### Short problem
Pictures aside, quote the whole listing exactly.

>> Begin Data lines

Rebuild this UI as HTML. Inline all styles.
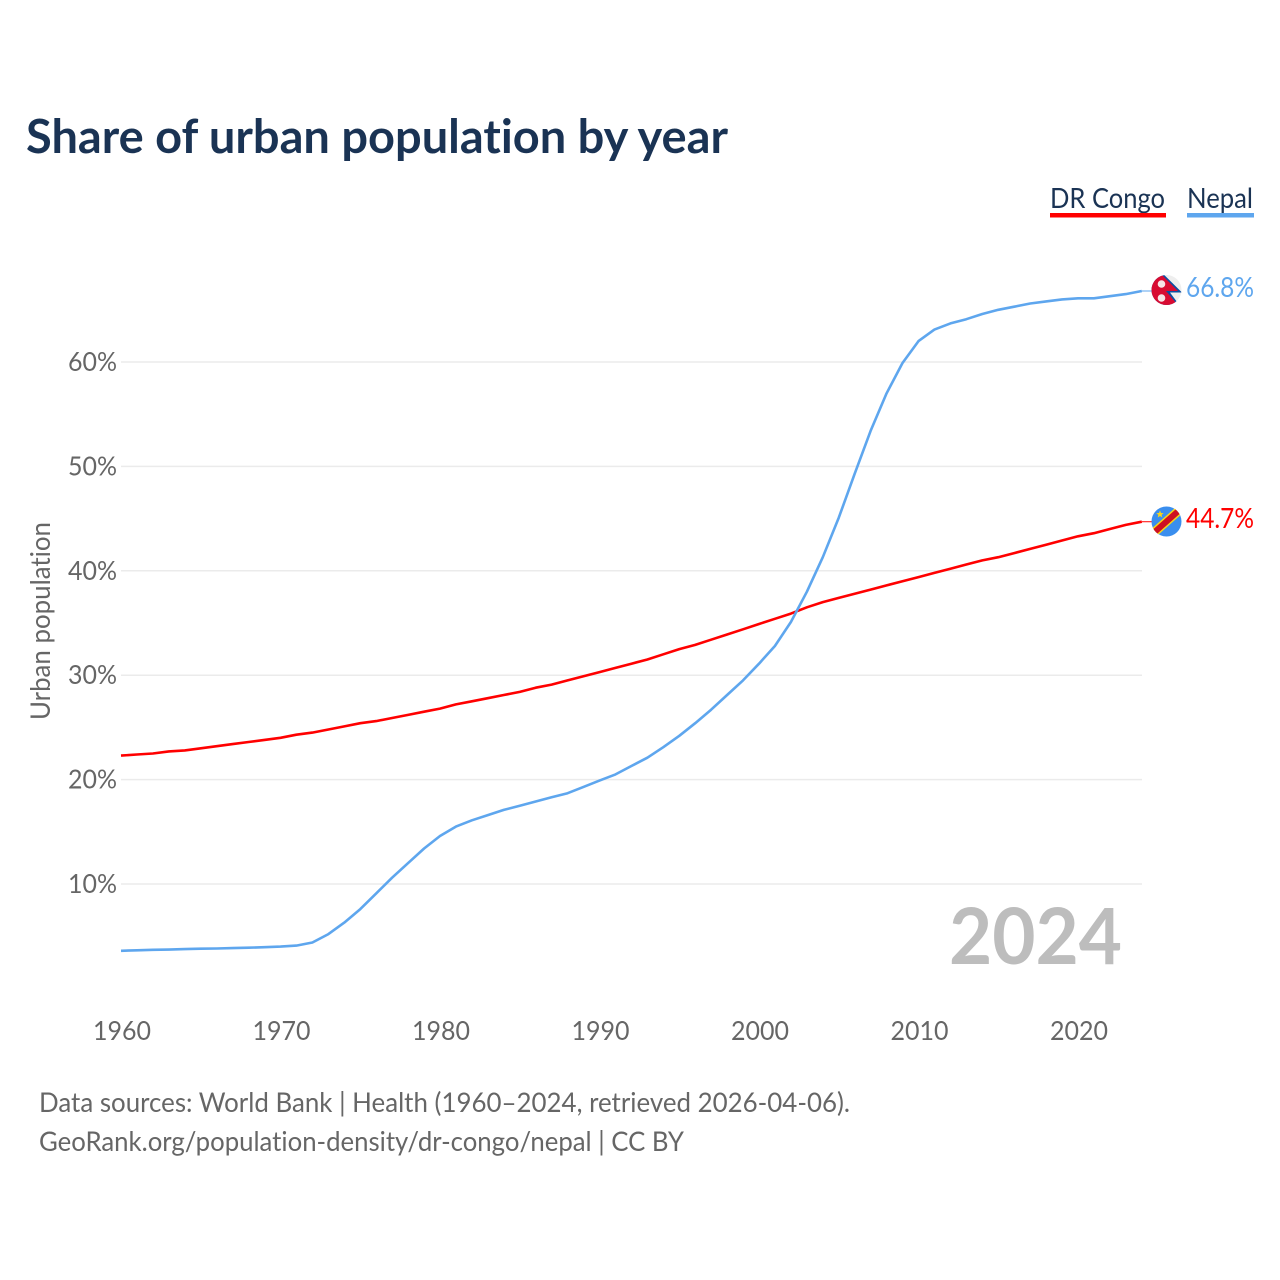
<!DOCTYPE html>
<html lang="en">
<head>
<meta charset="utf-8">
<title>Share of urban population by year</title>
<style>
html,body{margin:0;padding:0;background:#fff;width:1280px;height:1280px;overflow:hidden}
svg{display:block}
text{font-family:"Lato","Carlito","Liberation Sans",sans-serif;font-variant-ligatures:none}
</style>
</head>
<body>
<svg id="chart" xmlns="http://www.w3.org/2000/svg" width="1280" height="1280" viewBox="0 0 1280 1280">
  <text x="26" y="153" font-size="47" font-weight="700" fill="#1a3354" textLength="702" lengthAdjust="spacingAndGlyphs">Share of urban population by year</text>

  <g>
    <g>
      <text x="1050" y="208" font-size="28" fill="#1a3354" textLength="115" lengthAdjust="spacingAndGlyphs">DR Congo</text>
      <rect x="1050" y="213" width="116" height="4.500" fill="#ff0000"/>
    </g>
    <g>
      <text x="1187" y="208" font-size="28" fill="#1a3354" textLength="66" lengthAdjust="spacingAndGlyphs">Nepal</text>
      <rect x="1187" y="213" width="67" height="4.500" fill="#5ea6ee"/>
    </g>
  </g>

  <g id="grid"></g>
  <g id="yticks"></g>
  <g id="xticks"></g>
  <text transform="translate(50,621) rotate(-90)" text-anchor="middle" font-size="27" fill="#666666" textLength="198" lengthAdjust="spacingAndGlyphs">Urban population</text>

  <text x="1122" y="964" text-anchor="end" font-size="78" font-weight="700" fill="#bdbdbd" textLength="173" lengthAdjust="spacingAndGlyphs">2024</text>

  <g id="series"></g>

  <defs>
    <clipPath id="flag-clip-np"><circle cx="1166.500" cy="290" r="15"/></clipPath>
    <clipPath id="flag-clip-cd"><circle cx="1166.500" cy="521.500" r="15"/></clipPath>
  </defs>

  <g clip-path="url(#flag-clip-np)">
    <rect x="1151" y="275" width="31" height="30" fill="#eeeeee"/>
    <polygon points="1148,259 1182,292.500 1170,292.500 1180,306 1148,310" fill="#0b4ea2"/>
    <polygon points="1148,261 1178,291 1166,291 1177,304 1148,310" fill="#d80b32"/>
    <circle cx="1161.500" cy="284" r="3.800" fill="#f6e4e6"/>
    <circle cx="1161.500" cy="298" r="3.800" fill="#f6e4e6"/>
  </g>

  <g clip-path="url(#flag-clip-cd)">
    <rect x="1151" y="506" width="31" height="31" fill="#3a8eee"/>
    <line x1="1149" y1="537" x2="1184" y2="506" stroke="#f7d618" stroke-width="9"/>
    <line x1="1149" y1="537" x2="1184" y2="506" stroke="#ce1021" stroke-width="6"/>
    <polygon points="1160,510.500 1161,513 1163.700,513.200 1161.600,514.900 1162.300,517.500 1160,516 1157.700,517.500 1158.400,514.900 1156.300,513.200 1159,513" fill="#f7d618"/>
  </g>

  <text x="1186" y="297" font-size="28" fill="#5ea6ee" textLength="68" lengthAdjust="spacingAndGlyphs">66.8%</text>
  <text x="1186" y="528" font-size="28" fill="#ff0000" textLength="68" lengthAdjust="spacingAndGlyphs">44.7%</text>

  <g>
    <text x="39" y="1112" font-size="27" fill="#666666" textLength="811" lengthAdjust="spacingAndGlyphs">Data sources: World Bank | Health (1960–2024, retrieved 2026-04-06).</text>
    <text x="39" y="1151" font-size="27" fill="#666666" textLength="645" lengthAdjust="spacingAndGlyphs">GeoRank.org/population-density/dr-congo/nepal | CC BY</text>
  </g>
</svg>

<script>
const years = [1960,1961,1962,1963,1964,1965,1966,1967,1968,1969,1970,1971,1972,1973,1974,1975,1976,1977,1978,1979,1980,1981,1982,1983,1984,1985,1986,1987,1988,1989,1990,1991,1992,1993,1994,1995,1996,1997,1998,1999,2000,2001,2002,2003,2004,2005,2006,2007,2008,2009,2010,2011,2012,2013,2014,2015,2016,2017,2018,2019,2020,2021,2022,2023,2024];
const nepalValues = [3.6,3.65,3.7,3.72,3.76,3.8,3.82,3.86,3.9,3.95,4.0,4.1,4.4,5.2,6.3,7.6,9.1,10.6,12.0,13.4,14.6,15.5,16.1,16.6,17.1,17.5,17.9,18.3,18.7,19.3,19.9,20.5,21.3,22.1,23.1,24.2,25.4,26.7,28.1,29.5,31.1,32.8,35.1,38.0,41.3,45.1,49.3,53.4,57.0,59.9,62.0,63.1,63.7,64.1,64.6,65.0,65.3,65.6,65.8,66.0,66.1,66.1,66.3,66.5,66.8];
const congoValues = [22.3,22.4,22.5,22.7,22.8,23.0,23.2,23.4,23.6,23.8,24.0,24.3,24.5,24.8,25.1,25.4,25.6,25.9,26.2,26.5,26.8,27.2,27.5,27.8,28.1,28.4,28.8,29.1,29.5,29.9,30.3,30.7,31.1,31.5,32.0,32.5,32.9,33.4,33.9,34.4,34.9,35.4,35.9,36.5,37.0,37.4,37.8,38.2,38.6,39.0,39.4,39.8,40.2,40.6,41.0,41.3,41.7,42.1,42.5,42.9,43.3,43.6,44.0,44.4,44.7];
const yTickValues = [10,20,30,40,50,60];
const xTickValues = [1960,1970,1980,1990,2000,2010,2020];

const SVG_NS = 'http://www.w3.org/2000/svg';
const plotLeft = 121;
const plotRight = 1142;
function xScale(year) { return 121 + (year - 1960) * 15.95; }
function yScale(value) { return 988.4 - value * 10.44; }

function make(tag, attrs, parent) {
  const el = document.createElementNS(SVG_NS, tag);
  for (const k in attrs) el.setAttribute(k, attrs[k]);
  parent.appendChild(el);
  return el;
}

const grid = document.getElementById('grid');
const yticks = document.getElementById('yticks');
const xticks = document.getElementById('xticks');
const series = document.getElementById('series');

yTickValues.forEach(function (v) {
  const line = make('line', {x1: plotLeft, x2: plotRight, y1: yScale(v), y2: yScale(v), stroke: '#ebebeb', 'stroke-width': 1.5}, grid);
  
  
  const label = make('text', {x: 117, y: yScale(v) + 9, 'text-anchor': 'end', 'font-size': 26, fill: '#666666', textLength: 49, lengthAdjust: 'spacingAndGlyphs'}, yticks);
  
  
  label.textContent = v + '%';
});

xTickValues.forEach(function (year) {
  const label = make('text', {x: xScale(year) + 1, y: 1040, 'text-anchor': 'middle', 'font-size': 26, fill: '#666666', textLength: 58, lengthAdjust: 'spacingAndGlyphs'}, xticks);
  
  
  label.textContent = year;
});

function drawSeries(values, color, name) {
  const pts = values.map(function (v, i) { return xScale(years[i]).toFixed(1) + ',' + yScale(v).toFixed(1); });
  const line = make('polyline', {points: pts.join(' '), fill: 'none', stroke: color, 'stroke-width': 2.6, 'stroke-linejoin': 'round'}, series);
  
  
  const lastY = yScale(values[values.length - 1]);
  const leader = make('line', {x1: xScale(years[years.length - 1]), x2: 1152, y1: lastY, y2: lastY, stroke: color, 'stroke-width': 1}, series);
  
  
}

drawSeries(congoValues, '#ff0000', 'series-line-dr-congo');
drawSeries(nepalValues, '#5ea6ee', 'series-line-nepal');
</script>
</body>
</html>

>> End Data lines

### Exercise output
Rebuild this UI as HTML. Inline all styles.
<!DOCTYPE html>
<html lang="en">
<head>
<meta charset="utf-8">
<title>Share of urban population by year</title>
<style>
html,body{margin:0;padding:0;background:#fff;width:1280px;height:1280px;overflow:hidden}
svg{display:block}
text{font-family:"Lato","Carlito","Liberation Sans",sans-serif;font-variant-ligatures:none}
</style>
</head>
<body>
<svg id="chart" xmlns="http://www.w3.org/2000/svg" width="1280" height="1280" viewBox="0 0 1280 1280">
  <text x="26" y="153" font-size="47" font-weight="700" fill="#1a3354" textLength="702" lengthAdjust="spacingAndGlyphs">Share of urban population by year</text>

  <g>
    <g>
      <text x="1050" y="208" font-size="28" fill="#1a3354" textLength="115" lengthAdjust="spacingAndGlyphs">DR Congo</text>
      <rect x="1050" y="213" width="116" height="4.500" fill="#ff0000"/>
    </g>
    <g>
      <text x="1187" y="208" font-size="28" fill="#1a3354" textLength="66" lengthAdjust="spacingAndGlyphs">Nepal</text>
      <rect x="1187" y="213" width="67" height="4.500" fill="#5ea6ee"/>
    </g>
  </g>

  <g id="grid"></g>
  <g id="yticks"></g>
  <g id="xticks"></g>
  <text transform="translate(50,621) rotate(-90)" text-anchor="middle" font-size="27" fill="#666666" textLength="198" lengthAdjust="spacingAndGlyphs">Urban population</text>

  <text x="1122" y="964" text-anchor="end" font-size="78" font-weight="700" fill="#bdbdbd" textLength="173" lengthAdjust="spacingAndGlyphs">2024</text>

  <g id="series"></g>

  <defs>
    <clipPath id="flag-clip-np"><circle cx="1166.500" cy="290" r="15"/></clipPath>
    <clipPath id="flag-clip-cd"><circle cx="1166.500" cy="521.500" r="15"/></clipPath>
  </defs>

  <g clip-path="url(#flag-clip-np)">
    <rect x="1151" y="275" width="31" height="30" fill="#eeeeee"/>
    <polygon points="1148,259 1182,292.500 1170,292.500 1180,306 1148,310" fill="#0b4ea2"/>
    <polygon points="1148,261 1178,291 1166,291 1177,304 1148,310" fill="#d80b32"/>
    <circle cx="1161.500" cy="284" r="3.800" fill="#f6e4e6"/>
    <circle cx="1161.500" cy="298" r="3.800" fill="#f6e4e6"/>
  </g>

  <g clip-path="url(#flag-clip-cd)">
    <rect x="1151" y="506" width="31" height="31" fill="#3a8eee"/>
    <line x1="1149" y1="537" x2="1184" y2="506" stroke="#f7d618" stroke-width="9"/>
    <line x1="1149" y1="537" x2="1184" y2="506" stroke="#ce1021" stroke-width="6"/>
    <polygon points="1160,510.500 1161,513 1163.700,513.200 1161.600,514.900 1162.300,517.500 1160,516 1157.700,517.500 1158.400,514.900 1156.300,513.200 1159,513" fill="#f7d618"/>
  </g>

  <text x="1186" y="297" font-size="28" fill="#5ea6ee" textLength="68" lengthAdjust="spacingAndGlyphs">66.8%</text>
  <text x="1186" y="528" font-size="28" fill="#ff0000" textLength="68" lengthAdjust="spacingAndGlyphs">44.7%</text>

  <g>
    <text x="39" y="1112" font-size="27" fill="#666666" textLength="811" lengthAdjust="spacingAndGlyphs">Data sources: World Bank | Health (1960–2024, retrieved 2026-04-06).</text>
    <text x="39" y="1151" font-size="27" fill="#666666" textLength="645" lengthAdjust="spacingAndGlyphs">GeoRank.org/population-density/dr-congo/nepal | CC BY</text>
  </g>
</svg>

<script>
const years = [1960,1961,1962,1963,1964,1965,1966,1967,1968,1969,1970,1971,1972,1973,1974,1975,1976,1977,1978,1979,1980,1981,1982,1983,1984,1985,1986,1987,1988,1989,1990,1991,1992,1993,1994,1995,1996,1997,1998,1999,2000,2001,2002,2003,2004,2005,2006,2007,2008,2009,2010,2011,2012,2013,2014,2015,2016,2017,2018,2019,2020,2021,2022,2023,2024];
const nepalValues = [3.6,3.65,3.7,3.72,3.76,3.8,3.82,3.86,3.9,3.95,4.0,4.1,4.4,5.2,6.3,7.6,9.1,10.6,12.0,13.4,14.6,15.5,16.1,16.6,17.1,17.5,17.9,18.3,18.7,19.3,19.9,20.5,21.3,22.1,23.1,24.2,25.4,26.7,28.1,29.5,31.1,32.8,35.1,38.0,41.3,45.1,49.3,53.4,57.0,59.9,62.0,63.1,63.7,64.1,64.6,65.0,65.3,65.6,65.8,66.0,66.1,66.1,66.3,66.5,66.8];
const congoValues = [22.3,22.4,22.5,22.7,22.8,23.0,23.2,23.4,23.6,23.8,24.0,24.3,24.5,24.8,25.1,25.4,25.6,25.9,26.2,26.5,26.8,27.2,27.5,27.8,28.1,28.4,28.8,29.1,29.5,29.9,30.3,30.7,31.1,31.5,32.0,32.5,32.9,33.4,33.9,34.4,34.9,35.4,35.9,36.5,37.0,37.4,37.8,38.2,38.6,39.0,39.4,39.8,40.2,40.6,41.0,41.3,41.7,42.1,42.5,42.9,43.3,43.6,44.0,44.4,44.7];
const yTickValues = [10,20,30,40,50,60];
const xTickValues = [1960,1970,1980,1990,2000,2010,2020];

const SVG_NS = 'http://www.w3.org/2000/svg';
const plotLeft = 121;
const plotRight = 1142;
function xScale(year) { return 121 + (year - 1960) * 15.95; }
function yScale(value) { return 988.4 - value * 10.44; }

function make(tag, attrs, parent) {
  const el = document.createElementNS(SVG_NS, tag);
  for (const k in attrs) el.setAttribute(k, attrs[k]);
  parent.appendChild(el);
  return el;
}

const grid = document.getElementById('grid');
const yticks = document.getElementById('yticks');
const xticks = document.getElementById('xticks');
const series = document.getElementById('series');

yTickValues.forEach(function (v) {
  const line = make('line', {x1: plotLeft, x2: plotRight, y1: yScale(v), y2: yScale(v), stroke: '#ebebeb', 'stroke-width': 1.5}, grid);
  
  
  const label = make('text', {x: 117, y: yScale(v) + 9, 'text-anchor': 'end', 'font-size': 26, fill: '#666666', textLength: 49, lengthAdjust: 'spacingAndGlyphs'}, yticks);
  
  
  label.textContent = v + '%';
});

xTickValues.forEach(function (year) {
  const label = make('text', {x: xScale(year) + 1, y: 1040, 'text-anchor': 'middle', 'font-size': 26, fill: '#666666', textLength: 58, lengthAdjust: 'spacingAndGlyphs'}, xticks);
  
  
  label.textContent = year;
});

function drawSeries(values, color, name) {
  const pts = values.map(function (v, i) { return xScale(years[i]).toFixed(1) + ',' + yScale(v).toFixed(1); });
  const line = make('polyline', {points: pts.join(' '), fill: 'none', stroke: color, 'stroke-width': 2.6, 'stroke-linejoin': 'round'}, series);
  
  
  const lastY = yScale(values[values.length - 1]);
  const leader = make('line', {x1: xScale(years[years.length - 1]), x2: 1152, y1: lastY, y2: lastY, stroke: color, 'stroke-width': 1}, series);
  
  
}

drawSeries(congoValues, '#ff0000', 'series-line-dr-congo');
drawSeries(nepalValues, '#5ea6ee', 'series-line-nepal');
</script>
</body>
</html>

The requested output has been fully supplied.